I’m sorry Mr. Stone but that was as circular logic in an answer that I’ve heard in a while. (Keep in mind, I don’t listen to anything Psaki or anyone that’s supposedly in the so-called ‘administration’ says).
The facts are, and Oliver Stone knows this as he’s covered what’s been going on in Ukraine extensively for almost a decade now, (and maybe even longer) that Vladimir Putin has absolutely been warning NATO, the West, and Ukraine about encroaching Russia’s borders. Stone has interviewed Putin directly about this as well.

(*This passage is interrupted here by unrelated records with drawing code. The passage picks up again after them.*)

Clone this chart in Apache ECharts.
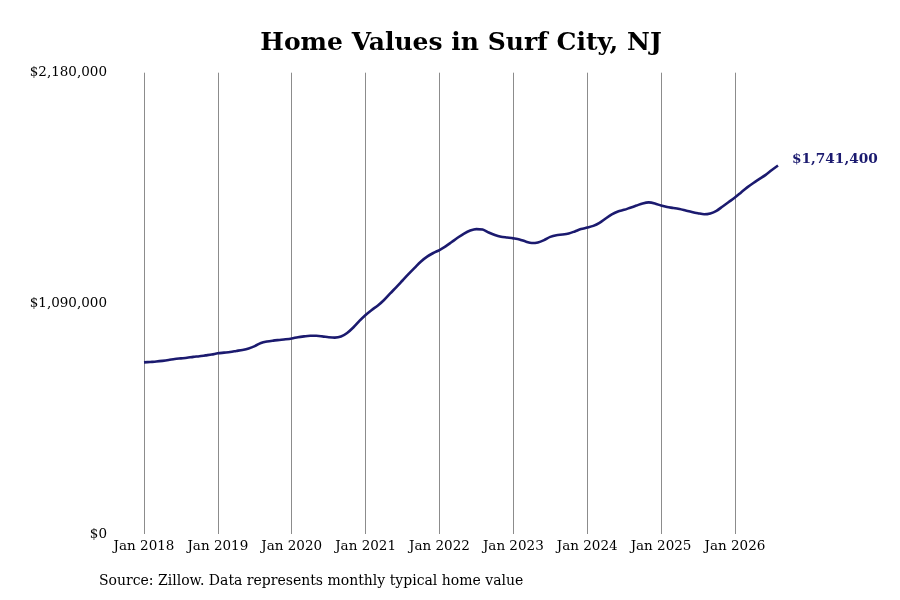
<!DOCTYPE html>
<html>
<head>
<meta charset="utf-8">
<script src="https://cdn.jsdelivr.net/npm/echarts@6/dist/echarts.min.js"></script>
<style>
  html, body { margin: 0; padding: 0; background: #fff; }
  #chart { width: 900px; height: 600px; }
</style>
</head>
<body>
<div id="chart"></div>
<script>
// monthly typical home value, Surf City NJ
var Years = ['2018','2019','2020','2021','2022','2023','2024','2025','2026'];
var Months = ['Jan','Feb','Mar','Apr','May','Jun','Jul','Aug','Sep','Oct','Nov','Dec'];
var Values = [
  811000, 813000, 815000, 818000, 822000, 827000, 830000, 833000, 837000, 840000, 844000, 848000, // 2018
  854000, 857000, 860000, 865000, 870000, 877000, 888000, 903000, 910000, 914000, 917000, 920000, // 2019
  924000, 930000, 934000, 937000, 937000, 934000, 930000, 928000, 933000, 950000, 976000, 1007000, // 2020
  1035000, 1059000, 1080000, 1106000, 1137000, 1167000, 1198000, 1229000, 1259000, 1288000, 1311000, 1328000, // 2021
  1342000, 1359000, 1380000, 1401000, 1420000, 1434000, 1441000, 1439000, 1425000, 1413000, 1405000, 1401000, // 2022
  1397000, 1392000, 1382000, 1375000, 1378000, 1389000, 1404000, 1412000, 1415000, 1420000, 1430000, 1441000, // 2023
  1448000, 1456000, 1470000, 1491000, 1510000, 1524000, 1532000, 1542000, 1552000, 1562000, 1567000, 1562000, // 2024
  1552000, 1545000, 1541000, 1536000, 1529000, 1522000, 1516000, 1511000, 1515000, 1527000, 1548000, 1569000, // 2025
  1590000, 1614000, 1638000, 1659000, 1678000, 1697000, 1720000, 1741400 // 2026
];
var YTicks = [0, 1090000, 2180000];
var Title = 'Home Values in Surf City, NJ';
var Source = 'Source: Zillow. Data represents monthly typical home value';

var Dates = [];
for (var i = 0; i < Values.length; i++) {
  Dates.push(Months[i % 12] + ' ' + Years[Math.floor(i / 12)]);
}

function money(v) {
  return '$' + Math.round(v).toString().replace(/\B(?=(\d{3})+(?!\d))/g, ',');
}

var FONT = '"DejaVu Serif", serif';
var myChart = echarts.init(document.getElementById('chart'));
myChart.setOption({
  animation: false,
  backgroundColor: '#fff',
  grid: { left: 144, right: 122, top: 72.7, bottom: 66, containLabel: false },
  graphic: [
    {
      type: 'text', x: 461, y: 43,
      style: {
        text: Title, font: 'bold 25px ' + FONT, fill: '#000',
        textAlign: 'center', textVerticalAlign: 'middle'
      }
    },
    {
      type: 'text', x: 99, y: 581,
      style: {
        text: Source, font: '14px ' + FONT, fill: '#000',
        textAlign: 'left', textVerticalAlign: 'middle'
      }
    }
  ],
  xAxis: {
    type: 'category',
    data: Dates,
    boundaryGap: false,
    axisLine: { show: false },
    axisTick: { show: false },
    axisLabel: {
      interval: 11,
      margin: 5,
      fontFamily: FONT,
      fontSize: 13.5,
      color: '#000'
    },
    splitLine: {
      show: true,
      interval: 11,
      lineStyle: { color: '#8c8c8c', width: 1 }
    }
  },
  yAxis: {
    type: 'value',
    min: YTicks[0],
    max: YTicks[YTicks.length - 1],
    interval: YTicks[1] - YTicks[0],
    axisLine: { show: false },
    axisTick: { show: false },
    splitLine: { show: false },
    axisLabel: {
      margin: 37,
      fontFamily: FONT,
      fontSize: 13.5,
      color: '#000',
      formatter: function (v) { return money(v); }
    }
  },
  series: [
    {
      name: 'Home value',
      type: 'line',
      data: Values,
      smooth: 0.3,
      symbol: 'none',
      lineStyle: { color: '#1b1a6f', width: 2.6 },
      endLabel: {
        show: true,
        distance: 14,
        offset: [0, -6],
        formatter: function (p) { return money(p.value); },
        fontFamily: FONT,
        fontWeight: 'bold',
        fontSize: 13.7,
        color: '#1b1a6f'
      }
    }
  ]
});
</script>
</body>
</html>
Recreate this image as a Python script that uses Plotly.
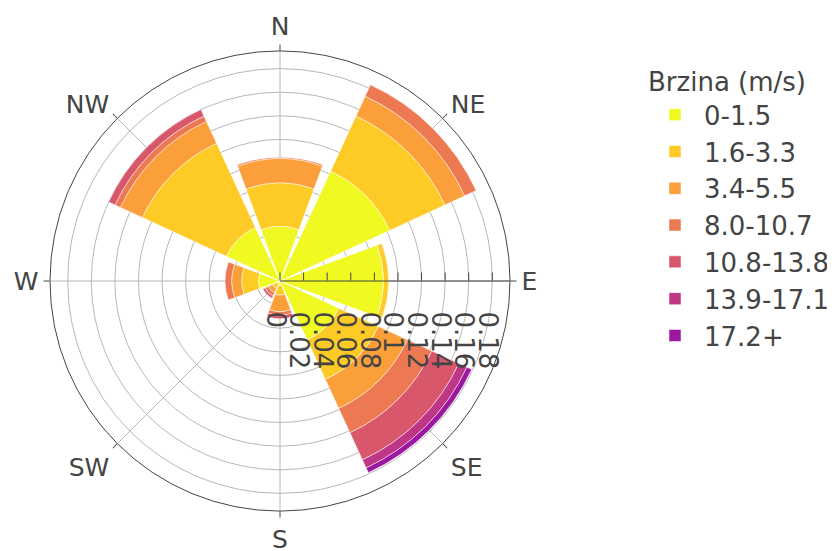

So for him to say that Trump capitulated to Congress about Russia and never sanctioned them is ridiculous. It’s like a he said/she said where Stone is saying Congress forced Trump’s hand and Trump is saying he was tough on Russia:
From The Carnegie Moscow Center written by Fyodor Lukyanov Nov. 11, 2020:
The most prominent and functional instrument they did have was sanctions, hence the sharp rise in legislative activity in this area. The focus of that activity was Russia, since it was at the center of the Democrats’ conflict with Trump.
And so began a vicious circle, as the presidential administration and Congress vied to see who could be tougher on Russia. Trump delayed some of the strongest measures, but when pressured, either agreed to them or introduced his own, declaring that “there’s never been a president as tough on Russia as I have been.”
As a result, during Trump’s four years in power, a record forty-plus rounds of sanctions have been slapped on Russia. Many of them are enshrined in law, meaning they are here to stay. There is, however, hope that the frantic competing to pass new measures will finally subside as Congress stops trying to block the president at any cost.
So Stone is incorrect here and also can’t debunk the fact that the issue with Russia and Ukraine predate Donald Trump’s presidency and Russia did not act on Ukraine while Trump was in office.